▸ **Plotting code records**:
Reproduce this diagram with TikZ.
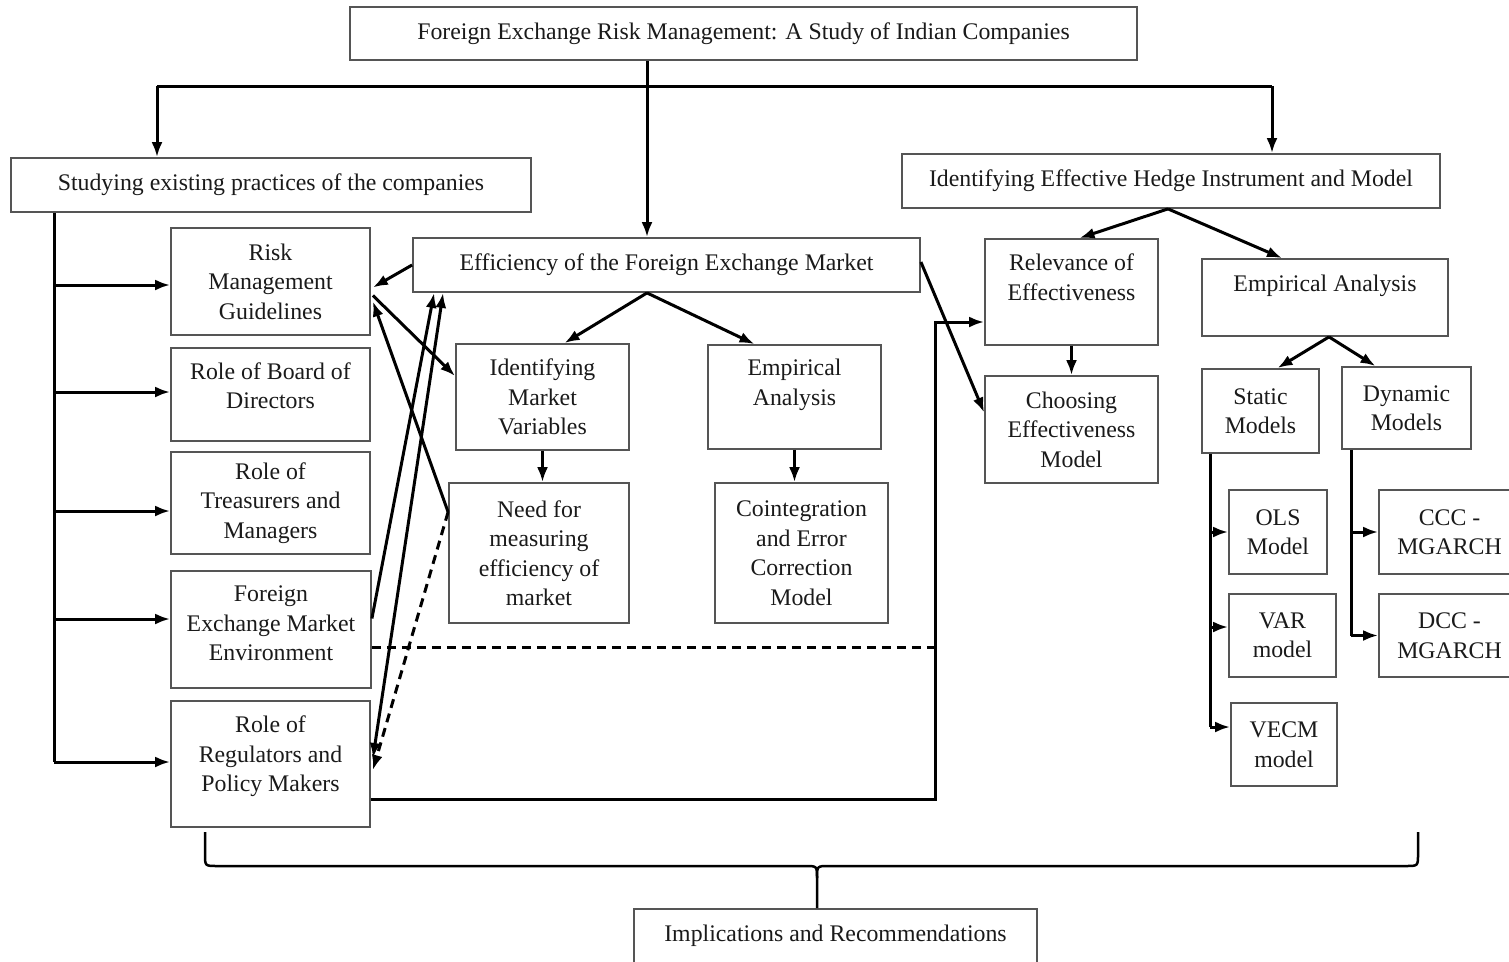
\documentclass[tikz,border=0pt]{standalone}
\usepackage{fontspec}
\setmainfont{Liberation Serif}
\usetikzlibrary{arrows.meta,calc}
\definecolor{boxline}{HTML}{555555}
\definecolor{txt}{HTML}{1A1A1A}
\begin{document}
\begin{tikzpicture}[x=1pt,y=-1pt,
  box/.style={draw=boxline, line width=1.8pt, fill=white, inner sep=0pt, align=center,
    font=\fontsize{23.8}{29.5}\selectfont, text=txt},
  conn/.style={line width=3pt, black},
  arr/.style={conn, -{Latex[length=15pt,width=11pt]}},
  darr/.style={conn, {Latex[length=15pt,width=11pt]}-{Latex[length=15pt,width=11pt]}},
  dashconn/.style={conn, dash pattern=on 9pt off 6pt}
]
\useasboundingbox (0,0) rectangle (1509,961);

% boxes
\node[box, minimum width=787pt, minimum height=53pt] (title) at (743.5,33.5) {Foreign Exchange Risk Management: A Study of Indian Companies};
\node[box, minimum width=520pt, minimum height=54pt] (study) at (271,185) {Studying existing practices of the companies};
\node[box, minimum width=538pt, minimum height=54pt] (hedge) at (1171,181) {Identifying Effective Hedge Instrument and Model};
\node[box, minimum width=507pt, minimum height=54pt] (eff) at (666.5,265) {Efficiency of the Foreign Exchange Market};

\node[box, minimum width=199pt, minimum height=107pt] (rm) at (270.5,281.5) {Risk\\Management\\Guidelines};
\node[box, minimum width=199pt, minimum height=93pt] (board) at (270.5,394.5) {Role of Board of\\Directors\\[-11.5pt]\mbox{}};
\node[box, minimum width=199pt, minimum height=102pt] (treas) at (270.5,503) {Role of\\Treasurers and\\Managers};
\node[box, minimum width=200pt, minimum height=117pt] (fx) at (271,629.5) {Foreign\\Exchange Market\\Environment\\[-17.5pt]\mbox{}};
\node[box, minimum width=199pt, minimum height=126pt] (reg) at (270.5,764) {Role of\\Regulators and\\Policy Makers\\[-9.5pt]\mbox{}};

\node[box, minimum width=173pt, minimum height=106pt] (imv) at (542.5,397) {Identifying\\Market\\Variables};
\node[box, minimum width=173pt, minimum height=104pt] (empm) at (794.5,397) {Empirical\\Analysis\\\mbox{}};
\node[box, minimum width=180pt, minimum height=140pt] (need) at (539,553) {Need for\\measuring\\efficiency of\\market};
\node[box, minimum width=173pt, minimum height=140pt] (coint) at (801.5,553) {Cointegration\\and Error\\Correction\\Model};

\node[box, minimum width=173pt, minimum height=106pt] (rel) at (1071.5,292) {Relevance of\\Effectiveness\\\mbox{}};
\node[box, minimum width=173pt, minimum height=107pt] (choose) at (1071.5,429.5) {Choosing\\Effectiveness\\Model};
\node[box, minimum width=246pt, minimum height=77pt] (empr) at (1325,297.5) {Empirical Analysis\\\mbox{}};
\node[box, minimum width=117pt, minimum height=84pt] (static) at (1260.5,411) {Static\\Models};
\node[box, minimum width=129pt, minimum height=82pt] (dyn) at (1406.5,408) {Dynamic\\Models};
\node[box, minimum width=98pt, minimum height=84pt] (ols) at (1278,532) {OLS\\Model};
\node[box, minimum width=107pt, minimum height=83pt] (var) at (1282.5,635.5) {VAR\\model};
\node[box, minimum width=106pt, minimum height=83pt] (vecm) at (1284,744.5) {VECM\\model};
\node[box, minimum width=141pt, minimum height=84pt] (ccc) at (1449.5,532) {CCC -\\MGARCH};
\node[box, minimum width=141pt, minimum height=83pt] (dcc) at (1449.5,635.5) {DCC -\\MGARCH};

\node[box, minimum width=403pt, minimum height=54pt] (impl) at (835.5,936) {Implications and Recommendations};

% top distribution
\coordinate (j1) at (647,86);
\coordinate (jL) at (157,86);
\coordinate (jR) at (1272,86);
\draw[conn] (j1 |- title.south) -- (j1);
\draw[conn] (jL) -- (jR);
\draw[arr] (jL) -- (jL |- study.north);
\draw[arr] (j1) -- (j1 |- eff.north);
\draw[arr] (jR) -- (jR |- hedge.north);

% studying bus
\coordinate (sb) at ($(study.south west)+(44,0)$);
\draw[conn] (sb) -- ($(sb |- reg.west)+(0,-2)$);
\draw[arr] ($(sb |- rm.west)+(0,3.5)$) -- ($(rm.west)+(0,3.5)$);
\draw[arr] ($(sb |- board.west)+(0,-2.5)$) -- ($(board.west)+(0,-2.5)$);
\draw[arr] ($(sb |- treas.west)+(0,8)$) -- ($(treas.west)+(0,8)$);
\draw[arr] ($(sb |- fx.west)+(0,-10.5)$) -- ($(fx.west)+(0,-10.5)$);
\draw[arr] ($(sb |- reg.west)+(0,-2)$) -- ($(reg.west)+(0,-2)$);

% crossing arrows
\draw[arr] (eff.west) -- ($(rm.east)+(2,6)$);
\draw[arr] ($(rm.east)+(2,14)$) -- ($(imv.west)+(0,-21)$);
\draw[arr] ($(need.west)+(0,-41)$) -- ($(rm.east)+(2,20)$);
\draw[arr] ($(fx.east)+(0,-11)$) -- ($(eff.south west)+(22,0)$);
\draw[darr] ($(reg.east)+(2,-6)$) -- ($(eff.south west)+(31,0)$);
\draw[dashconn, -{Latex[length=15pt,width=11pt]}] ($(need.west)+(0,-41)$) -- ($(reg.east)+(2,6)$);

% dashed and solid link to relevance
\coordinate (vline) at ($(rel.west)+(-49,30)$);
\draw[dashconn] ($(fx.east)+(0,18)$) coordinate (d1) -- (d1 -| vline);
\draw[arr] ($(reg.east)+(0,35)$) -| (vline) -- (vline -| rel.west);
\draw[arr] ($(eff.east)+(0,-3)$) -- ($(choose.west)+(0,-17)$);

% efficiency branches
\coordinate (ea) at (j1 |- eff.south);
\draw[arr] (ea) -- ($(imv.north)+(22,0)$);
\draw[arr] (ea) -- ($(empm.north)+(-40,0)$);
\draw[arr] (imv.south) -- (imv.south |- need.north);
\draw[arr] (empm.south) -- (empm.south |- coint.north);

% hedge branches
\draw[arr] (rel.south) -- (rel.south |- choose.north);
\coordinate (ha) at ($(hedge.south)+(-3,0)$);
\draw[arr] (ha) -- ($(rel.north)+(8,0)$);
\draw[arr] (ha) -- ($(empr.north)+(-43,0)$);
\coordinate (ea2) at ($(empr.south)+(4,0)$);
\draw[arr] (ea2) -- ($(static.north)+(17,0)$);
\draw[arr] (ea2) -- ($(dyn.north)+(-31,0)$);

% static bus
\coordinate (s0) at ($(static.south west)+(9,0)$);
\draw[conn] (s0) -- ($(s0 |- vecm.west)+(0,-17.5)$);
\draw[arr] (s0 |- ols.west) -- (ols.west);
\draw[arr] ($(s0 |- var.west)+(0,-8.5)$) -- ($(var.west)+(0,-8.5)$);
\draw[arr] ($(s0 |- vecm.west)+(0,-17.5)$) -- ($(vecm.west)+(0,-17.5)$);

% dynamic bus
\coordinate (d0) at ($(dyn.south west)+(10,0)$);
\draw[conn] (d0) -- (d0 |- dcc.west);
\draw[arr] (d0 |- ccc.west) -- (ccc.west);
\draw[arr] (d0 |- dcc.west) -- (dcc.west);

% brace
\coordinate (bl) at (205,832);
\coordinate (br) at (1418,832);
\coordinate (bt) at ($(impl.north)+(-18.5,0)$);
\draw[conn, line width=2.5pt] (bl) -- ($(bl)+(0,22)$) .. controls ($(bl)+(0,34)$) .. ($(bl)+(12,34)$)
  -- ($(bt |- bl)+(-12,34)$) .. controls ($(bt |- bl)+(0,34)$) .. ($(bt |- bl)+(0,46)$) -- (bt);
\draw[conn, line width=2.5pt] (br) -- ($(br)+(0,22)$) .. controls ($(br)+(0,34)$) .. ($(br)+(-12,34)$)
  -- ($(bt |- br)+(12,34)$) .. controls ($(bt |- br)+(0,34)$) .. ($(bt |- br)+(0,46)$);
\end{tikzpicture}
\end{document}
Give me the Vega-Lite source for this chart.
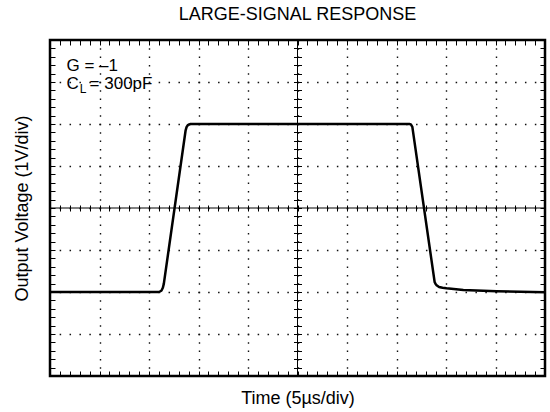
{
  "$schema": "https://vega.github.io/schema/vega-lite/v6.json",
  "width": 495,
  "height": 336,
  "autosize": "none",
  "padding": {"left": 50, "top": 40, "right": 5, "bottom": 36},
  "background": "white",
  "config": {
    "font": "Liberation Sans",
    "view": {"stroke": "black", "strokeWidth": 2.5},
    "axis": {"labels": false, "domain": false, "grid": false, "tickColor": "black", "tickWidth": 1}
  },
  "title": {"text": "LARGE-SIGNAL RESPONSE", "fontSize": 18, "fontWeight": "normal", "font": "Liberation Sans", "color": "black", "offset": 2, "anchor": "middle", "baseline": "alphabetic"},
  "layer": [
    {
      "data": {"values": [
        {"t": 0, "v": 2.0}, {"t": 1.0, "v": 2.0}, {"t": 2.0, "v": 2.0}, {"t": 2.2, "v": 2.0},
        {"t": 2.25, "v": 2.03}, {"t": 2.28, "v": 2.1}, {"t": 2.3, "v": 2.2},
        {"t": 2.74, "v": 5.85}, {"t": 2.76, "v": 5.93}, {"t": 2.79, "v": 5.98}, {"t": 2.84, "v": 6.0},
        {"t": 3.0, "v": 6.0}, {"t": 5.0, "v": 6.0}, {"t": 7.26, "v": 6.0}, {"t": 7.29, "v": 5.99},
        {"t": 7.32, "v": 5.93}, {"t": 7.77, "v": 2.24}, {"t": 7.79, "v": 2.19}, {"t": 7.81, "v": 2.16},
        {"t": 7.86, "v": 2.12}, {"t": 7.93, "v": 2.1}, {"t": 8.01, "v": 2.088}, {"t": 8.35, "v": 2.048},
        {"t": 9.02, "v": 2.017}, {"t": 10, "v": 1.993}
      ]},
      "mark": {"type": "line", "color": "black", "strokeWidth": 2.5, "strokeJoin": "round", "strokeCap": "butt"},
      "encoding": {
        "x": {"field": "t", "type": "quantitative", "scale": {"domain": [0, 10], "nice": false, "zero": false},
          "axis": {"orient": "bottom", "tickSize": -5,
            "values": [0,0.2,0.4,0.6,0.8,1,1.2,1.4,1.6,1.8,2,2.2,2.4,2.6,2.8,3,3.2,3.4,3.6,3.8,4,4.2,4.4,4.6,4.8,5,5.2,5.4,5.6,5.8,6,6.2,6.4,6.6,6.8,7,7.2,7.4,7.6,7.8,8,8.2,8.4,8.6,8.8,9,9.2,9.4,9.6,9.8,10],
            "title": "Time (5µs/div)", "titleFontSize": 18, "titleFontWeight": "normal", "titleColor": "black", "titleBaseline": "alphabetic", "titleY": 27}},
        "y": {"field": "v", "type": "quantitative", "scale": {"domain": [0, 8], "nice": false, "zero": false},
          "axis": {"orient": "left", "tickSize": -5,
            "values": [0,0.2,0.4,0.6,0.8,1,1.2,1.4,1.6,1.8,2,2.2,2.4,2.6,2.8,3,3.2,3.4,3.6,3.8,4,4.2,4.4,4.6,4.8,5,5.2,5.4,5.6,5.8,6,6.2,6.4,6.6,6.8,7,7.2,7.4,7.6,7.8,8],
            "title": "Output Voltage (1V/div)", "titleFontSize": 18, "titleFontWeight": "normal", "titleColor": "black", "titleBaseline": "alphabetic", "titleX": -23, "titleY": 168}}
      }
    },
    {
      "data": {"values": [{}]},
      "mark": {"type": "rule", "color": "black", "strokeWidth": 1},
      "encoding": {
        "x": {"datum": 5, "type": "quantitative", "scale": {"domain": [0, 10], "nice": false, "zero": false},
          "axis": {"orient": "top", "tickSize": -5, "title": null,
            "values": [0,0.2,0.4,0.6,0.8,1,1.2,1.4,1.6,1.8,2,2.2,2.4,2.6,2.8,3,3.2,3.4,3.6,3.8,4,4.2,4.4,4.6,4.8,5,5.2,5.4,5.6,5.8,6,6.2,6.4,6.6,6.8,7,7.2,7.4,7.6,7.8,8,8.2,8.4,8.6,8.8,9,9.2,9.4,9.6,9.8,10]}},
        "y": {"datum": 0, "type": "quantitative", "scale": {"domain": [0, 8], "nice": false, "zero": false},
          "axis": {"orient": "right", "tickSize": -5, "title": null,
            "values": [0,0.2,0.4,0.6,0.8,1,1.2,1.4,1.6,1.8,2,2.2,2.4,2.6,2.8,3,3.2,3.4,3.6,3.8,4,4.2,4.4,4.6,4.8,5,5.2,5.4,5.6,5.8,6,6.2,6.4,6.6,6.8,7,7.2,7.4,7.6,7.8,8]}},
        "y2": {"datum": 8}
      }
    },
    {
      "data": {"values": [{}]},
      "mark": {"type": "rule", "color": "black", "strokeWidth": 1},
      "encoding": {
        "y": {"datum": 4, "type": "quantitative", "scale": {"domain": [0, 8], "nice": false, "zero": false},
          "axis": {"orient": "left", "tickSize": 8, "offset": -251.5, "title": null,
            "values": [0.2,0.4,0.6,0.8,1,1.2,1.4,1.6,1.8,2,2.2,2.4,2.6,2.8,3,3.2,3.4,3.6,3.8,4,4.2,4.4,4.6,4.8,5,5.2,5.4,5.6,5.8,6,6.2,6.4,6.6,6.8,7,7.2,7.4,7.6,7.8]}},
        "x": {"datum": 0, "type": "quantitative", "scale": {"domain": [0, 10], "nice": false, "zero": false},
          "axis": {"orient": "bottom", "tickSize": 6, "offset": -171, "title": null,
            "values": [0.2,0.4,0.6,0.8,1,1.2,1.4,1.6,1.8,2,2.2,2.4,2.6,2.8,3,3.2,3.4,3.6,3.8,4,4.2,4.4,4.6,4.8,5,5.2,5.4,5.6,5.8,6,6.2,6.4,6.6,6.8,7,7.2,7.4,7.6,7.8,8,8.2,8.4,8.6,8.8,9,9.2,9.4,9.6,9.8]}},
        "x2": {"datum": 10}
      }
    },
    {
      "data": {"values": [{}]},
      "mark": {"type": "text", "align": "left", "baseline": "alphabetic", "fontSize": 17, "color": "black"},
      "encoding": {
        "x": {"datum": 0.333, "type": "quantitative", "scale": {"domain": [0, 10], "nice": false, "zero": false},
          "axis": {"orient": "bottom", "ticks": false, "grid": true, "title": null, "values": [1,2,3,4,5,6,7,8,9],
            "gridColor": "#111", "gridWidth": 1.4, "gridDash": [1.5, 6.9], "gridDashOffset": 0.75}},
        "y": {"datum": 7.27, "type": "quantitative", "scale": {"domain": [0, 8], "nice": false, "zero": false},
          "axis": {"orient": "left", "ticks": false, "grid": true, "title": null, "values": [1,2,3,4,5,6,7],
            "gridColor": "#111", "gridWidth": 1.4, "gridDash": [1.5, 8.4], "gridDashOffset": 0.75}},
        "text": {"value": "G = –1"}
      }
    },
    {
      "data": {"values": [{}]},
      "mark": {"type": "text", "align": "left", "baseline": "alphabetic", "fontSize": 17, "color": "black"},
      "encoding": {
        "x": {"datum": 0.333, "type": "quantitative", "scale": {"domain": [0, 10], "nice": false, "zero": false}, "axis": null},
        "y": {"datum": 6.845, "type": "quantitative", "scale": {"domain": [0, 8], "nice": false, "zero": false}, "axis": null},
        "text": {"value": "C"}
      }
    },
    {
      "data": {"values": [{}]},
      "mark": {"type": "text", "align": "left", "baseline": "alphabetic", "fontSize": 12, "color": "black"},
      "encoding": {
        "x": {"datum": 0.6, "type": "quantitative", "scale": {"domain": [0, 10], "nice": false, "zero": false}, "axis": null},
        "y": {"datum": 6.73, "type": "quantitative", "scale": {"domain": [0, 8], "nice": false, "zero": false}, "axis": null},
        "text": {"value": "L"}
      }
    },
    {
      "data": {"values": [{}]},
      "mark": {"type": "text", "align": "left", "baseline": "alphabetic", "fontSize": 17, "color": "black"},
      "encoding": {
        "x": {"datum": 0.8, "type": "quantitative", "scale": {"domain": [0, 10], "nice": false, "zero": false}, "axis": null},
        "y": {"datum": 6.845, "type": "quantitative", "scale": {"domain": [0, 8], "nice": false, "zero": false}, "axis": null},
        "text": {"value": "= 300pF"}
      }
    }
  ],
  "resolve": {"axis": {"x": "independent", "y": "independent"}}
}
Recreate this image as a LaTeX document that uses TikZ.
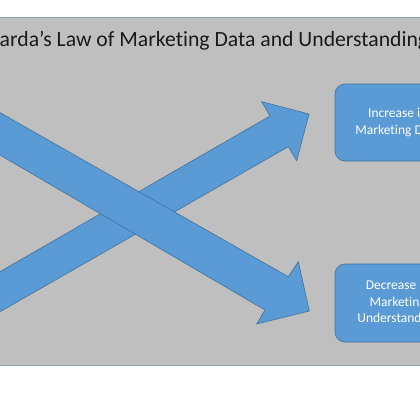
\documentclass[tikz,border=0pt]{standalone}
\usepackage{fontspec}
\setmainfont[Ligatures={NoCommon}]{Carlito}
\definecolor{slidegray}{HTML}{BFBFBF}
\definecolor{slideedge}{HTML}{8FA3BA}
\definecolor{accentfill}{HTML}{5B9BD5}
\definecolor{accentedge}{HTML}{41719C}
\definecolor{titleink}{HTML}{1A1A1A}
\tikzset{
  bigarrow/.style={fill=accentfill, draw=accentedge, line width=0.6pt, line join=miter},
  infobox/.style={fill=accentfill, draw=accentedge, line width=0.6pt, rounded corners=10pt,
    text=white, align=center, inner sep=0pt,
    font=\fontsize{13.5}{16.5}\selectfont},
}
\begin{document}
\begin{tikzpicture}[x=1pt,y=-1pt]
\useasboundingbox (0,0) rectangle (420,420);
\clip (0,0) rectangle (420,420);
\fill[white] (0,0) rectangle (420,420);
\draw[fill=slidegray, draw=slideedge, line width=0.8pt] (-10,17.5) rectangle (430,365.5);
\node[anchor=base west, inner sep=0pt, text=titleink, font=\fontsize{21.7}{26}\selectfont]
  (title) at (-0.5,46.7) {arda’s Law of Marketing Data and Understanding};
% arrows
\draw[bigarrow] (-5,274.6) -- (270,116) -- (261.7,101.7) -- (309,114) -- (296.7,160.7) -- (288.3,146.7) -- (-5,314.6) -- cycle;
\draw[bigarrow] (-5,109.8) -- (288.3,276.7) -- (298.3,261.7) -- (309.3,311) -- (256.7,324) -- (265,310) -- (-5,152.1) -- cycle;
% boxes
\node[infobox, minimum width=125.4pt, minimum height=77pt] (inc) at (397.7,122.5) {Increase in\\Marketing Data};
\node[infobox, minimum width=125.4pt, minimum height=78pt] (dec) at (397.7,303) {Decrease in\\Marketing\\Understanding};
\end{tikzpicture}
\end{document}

▸ **Job**: Without the pictures, please reproduce each line of the listing above exactly, from the first one through the line bearing "(0,0) rectangle (1509,961);".

▸ **Solution to the problem**:
Reproduce this diagram with TikZ.
\documentclass[tikz,border=0pt]{standalone}
\usepackage{fontspec}
\setmainfont{Liberation Serif}
\usetikzlibrary{arrows.meta,calc}
\definecolor{boxline}{HTML}{555555}
\definecolor{txt}{HTML}{1A1A1A}
\begin{document}
\begin{tikzpicture}[x=1pt,y=-1pt,
  box/.style={draw=boxline, line width=1.8pt, fill=white, inner sep=0pt, align=center,
    font=\fontsize{23.8}{29.5}\selectfont, text=txt},
  conn/.style={line width=3pt, black},
  arr/.style={conn, -{Latex[length=15pt,width=11pt]}},
  darr/.style={conn, {Latex[length=15pt,width=11pt]}-{Latex[length=15pt,width=11pt]}},
  dashconn/.style={conn, dash pattern=on 9pt off 6pt}
]
\useasboundingbox (0,0) rectangle (1509,961);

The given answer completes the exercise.